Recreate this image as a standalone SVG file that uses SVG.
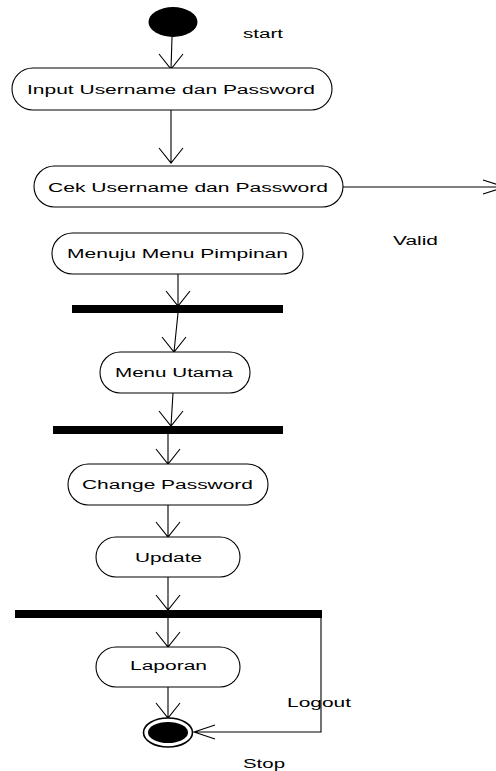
<svg xmlns="http://www.w3.org/2000/svg" width="496" height="771" viewBox="0 0 496 771">
  <style>
    .act { fill: #ffffff; stroke: #000000; stroke-width: 1.1; }
    .bar { fill: #000000; }
    .lbl { font-family: "Liberation Sans", Arial, sans-serif; font-size: 13.5px; fill: #000000; }
    .edge { fill: none; stroke: #000000; stroke-width: 1.1; }
  </style>
  <rect width="496" height="771" fill="#ffffff"/>

  <!-- connectors -->
  <g id="connectors">
    <path class="edge" d="M172,37 L171,69 M159,54 L171,69 L183,54"/>
    <path class="edge" d="M171,110 L171,163 M159,148 L171,163 L183,148"/>
    <path class="edge" d="M343,187 L505,187 M483,180 L505,187 L483,194"/>
    <path class="edge" d="M178,274 L178,306 M166,291 L178,306 L190,291"/>
    <path class="edge" d="M178,313 L174,352 M162,337 L174,352 L186,337"/>
    <path class="edge" d="M173,393 L171,426 M159,411 L171,426 L183,411"/>
    <path class="edge" d="M168,434 L168,464 M156,449 L168,464 L180,449"/>
    <path class="edge" d="M168,505 L168,537 M156,522 L168,537 L180,522"/>
    <path class="edge" d="M168,577 L168,610 M156,595 L168,610 L180,595"/>
    <path class="edge" d="M168,618 L168,647 M156,632 L168,647 L180,632"/>
    <path class="edge" d="M168,687 L168,718 M156,703 L168,718 L180,703"/>
    <path class="edge" d="M321,618 L321,732 L194,732 M215,725 L194,732 L215,739"/>
  </g>

  <!-- labels are widened horizontally with scale(1.55,1) -->
  <g id="start">
    <ellipse cx="173" cy="22" rx="24.5" ry="15" fill="#000000"/>
    <text class="lbl" transform="translate(243,38) scale(1.55,1)" textLength="25.8" lengthAdjust="spacingAndGlyphs">start</text>
  </g>

  <g id="input">
    <rect class="act" x="12" y="68" width="320" height="42" rx="21" ry="21"/>
    <text class="lbl" transform="translate(27,94) scale(1.55,1)" textLength="185.8" lengthAdjust="spacingAndGlyphs">Input Username dan Password</text>
  </g>

  <g id="cek">
    <rect class="act" x="34" y="166" width="309" height="41" rx="20.5" ry="20.5"/>
    <text class="lbl" transform="translate(48,192) scale(1.55,1)" textLength="180.6" lengthAdjust="spacingAndGlyphs">Cek Username dan Password</text>
  </g>

  <g id="valid">
    <text class="lbl" transform="translate(393,245) scale(1.55,1)" textLength="29" lengthAdjust="spacingAndGlyphs">Valid</text>
  </g>

  <g id="menuju">
    <rect class="act" x="52" y="233" width="251" height="41" rx="20.5" ry="20.5"/>
    <text class="lbl" transform="translate(67,258) scale(1.55,1)" textLength="142.6" lengthAdjust="spacingAndGlyphs">Menuju Menu Pimpinan</text>
  </g>

  <g id="fork1">
    <rect class="bar" x="72" y="305" width="211" height="8"/>
  </g>

  <g id="menu-utama">
    <rect class="act" x="100" y="352" width="150" height="41" rx="20.5" ry="20.5"/>
    <text class="lbl" transform="translate(115,377) scale(1.55,1)" textLength="76.1" lengthAdjust="spacingAndGlyphs">Menu Utama</text>
  </g>

  <g id="fork2">
    <rect class="bar" x="53" y="426" width="230" height="8"/>
  </g>

  <g id="change-password">
    <rect class="act" x="68" y="464" width="200" height="41" rx="20.5" ry="20.5"/>
    <text class="lbl" transform="translate(82,489) scale(1.55,1)" textLength="110.3" lengthAdjust="spacingAndGlyphs">Change Password</text>
  </g>

  <g id="update">
    <rect class="act" x="96" y="537" width="144" height="40" rx="20" ry="20"/>
    <text class="lbl" transform="translate(135,562) scale(1.55,1)" textLength="43.2" lengthAdjust="spacingAndGlyphs">Update</text>
  </g>

  <g id="fork3">
    <rect class="bar" x="15" y="610" width="307" height="8"/>
  </g>

  <g id="laporan">
    <rect class="act" x="96" y="647" width="144" height="40" rx="20" ry="20"/>
    <text class="lbl" transform="translate(130,670) scale(1.55,1)" textLength="49.7" lengthAdjust="spacingAndGlyphs">Laporan</text>
  </g>

  <g id="logout">
    <text class="lbl" transform="translate(287,707) scale(1.55,1)" textLength="41.3" lengthAdjust="spacingAndGlyphs">Logout</text>
  </g>

  <g id="stop">
    <ellipse cx="168" cy="732.5" rx="24.5" ry="14.5" fill="#ffffff" stroke="#000000" stroke-width="1.6"/>
    <ellipse cx="168" cy="732.5" rx="20" ry="10.5" fill="#000000"/>
    <text class="lbl" transform="translate(243,768) scale(1.55,1)" textLength="27.1" lengthAdjust="spacingAndGlyphs">Stop</text>
  </g>
</svg>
......
* _Given problem_
Would you set down the listing exactly, omitting pictures?

* _Solution to this problem_
Recreate this image as a standalone SVG file that uses SVG.
<svg xmlns="http://www.w3.org/2000/svg" width="496" height="771" viewBox="0 0 496 771">
  <style>
    .act { fill: #ffffff; stroke: #000000; stroke-width: 1.1; }
    .bar { fill: #000000; }
    .lbl { font-family: "Liberation Sans", Arial, sans-serif; font-size: 13.5px; fill: #000000; }
    .edge { fill: none; stroke: #000000; stroke-width: 1.1; }
  </style>
  <rect width="496" height="771" fill="#ffffff"/>

  <!-- connectors -->
  <g id="connectors">
    <path class="edge" d="M172,37 L171,69 M159,54 L171,69 L183,54"/>
    <path class="edge" d="M171,110 L171,163 M159,148 L171,163 L183,148"/>
    <path class="edge" d="M343,187 L505,187 M483,180 L505,187 L483,194"/>
    <path class="edge" d="M178,274 L178,306 M166,291 L178,306 L190,291"/>
    <path class="edge" d="M178,313 L174,352 M162,337 L174,352 L186,337"/>
    <path class="edge" d="M173,393 L171,426 M159,411 L171,426 L183,411"/>
    <path class="edge" d="M168,434 L168,464 M156,449 L168,464 L180,449"/>
    <path class="edge" d="M168,505 L168,537 M156,522 L168,537 L180,522"/>
    <path class="edge" d="M168,577 L168,610 M156,595 L168,610 L180,595"/>
    <path class="edge" d="M168,618 L168,647 M156,632 L168,647 L180,632"/>
    <path class="edge" d="M168,687 L168,718 M156,703 L168,718 L180,703"/>
    <path class="edge" d="M321,618 L321,732 L194,732 M215,725 L194,732 L215,739"/>
  </g>

  <!-- labels are widened horizontally with scale(1.55,1) -->
  <g id="start">
    <ellipse cx="173" cy="22" rx="24.5" ry="15" fill="#000000"/>
    <text class="lbl" transform="translate(243,38) scale(1.55,1)" textLength="25.8" lengthAdjust="spacingAndGlyphs">start</text>
  </g>

  <g id="input">
    <rect class="act" x="12" y="68" width="320" height="42" rx="21" ry="21"/>
    <text class="lbl" transform="translate(27,94) scale(1.55,1)" textLength="185.8" lengthAdjust="spacingAndGlyphs">Input Username dan Password</text>
  </g>

  <g id="cek">
    <rect class="act" x="34" y="166" width="309" height="41" rx="20.5" ry="20.5"/>
    <text class="lbl" transform="translate(48,192) scale(1.55,1)" textLength="180.6" lengthAdjust="spacingAndGlyphs">Cek Username dan Password</text>
  </g>

  <g id="valid">
    <text class="lbl" transform="translate(393,245) scale(1.55,1)" textLength="29" lengthAdjust="spacingAndGlyphs">Valid</text>
  </g>

  <g id="menuju">
    <rect class="act" x="52" y="233" width="251" height="41" rx="20.5" ry="20.5"/>
    <text class="lbl" transform="translate(67,258) scale(1.55,1)" textLength="142.6" lengthAdjust="spacingAndGlyphs">Menuju Menu Pimpinan</text>
  </g>

  <g id="fork1">
    <rect class="bar" x="72" y="305" width="211" height="8"/>
  </g>

  <g id="menu-utama">
    <rect class="act" x="100" y="352" width="150" height="41" rx="20.5" ry="20.5"/>
    <text class="lbl" transform="translate(115,377) scale(1.55,1)" textLength="76.1" lengthAdjust="spacingAndGlyphs">Menu Utama</text>
  </g>

  <g id="fork2">
    <rect class="bar" x="53" y="426" width="230" height="8"/>
  </g>

  <g id="change-password">
    <rect class="act" x="68" y="464" width="200" height="41" rx="20.5" ry="20.5"/>
    <text class="lbl" transform="translate(82,489) scale(1.55,1)" textLength="110.3" lengthAdjust="spacingAndGlyphs">Change Password</text>
  </g>

  <g id="update">
    <rect class="act" x="96" y="537" width="144" height="40" rx="20" ry="20"/>
    <text class="lbl" transform="translate(135,562) scale(1.55,1)" textLength="43.2" lengthAdjust="spacingAndGlyphs">Update</text>
  </g>

  <g id="fork3">
    <rect class="bar" x="15" y="610" width="307" height="8"/>
  </g>

  <g id="laporan">
    <rect class="act" x="96" y="647" width="144" height="40" rx="20" ry="20"/>
    <text class="lbl" transform="translate(130,670) scale(1.55,1)" textLength="49.7" lengthAdjust="spacingAndGlyphs">Laporan</text>
  </g>

  <g id="logout">
    <text class="lbl" transform="translate(287,707) scale(1.55,1)" textLength="41.3" lengthAdjust="spacingAndGlyphs">Logout</text>
  </g>

  <g id="stop">
    <ellipse cx="168" cy="732.5" rx="24.5" ry="14.5" fill="#ffffff" stroke="#000000" stroke-width="1.6"/>
    <ellipse cx="168" cy="732.5" rx="20" ry="10.5" fill="#000000"/>
    <text class="lbl" transform="translate(243,768) scale(1.55,1)" textLength="27.1" lengthAdjust="spacingAndGlyphs">Stop</text>
  </g>
</svg>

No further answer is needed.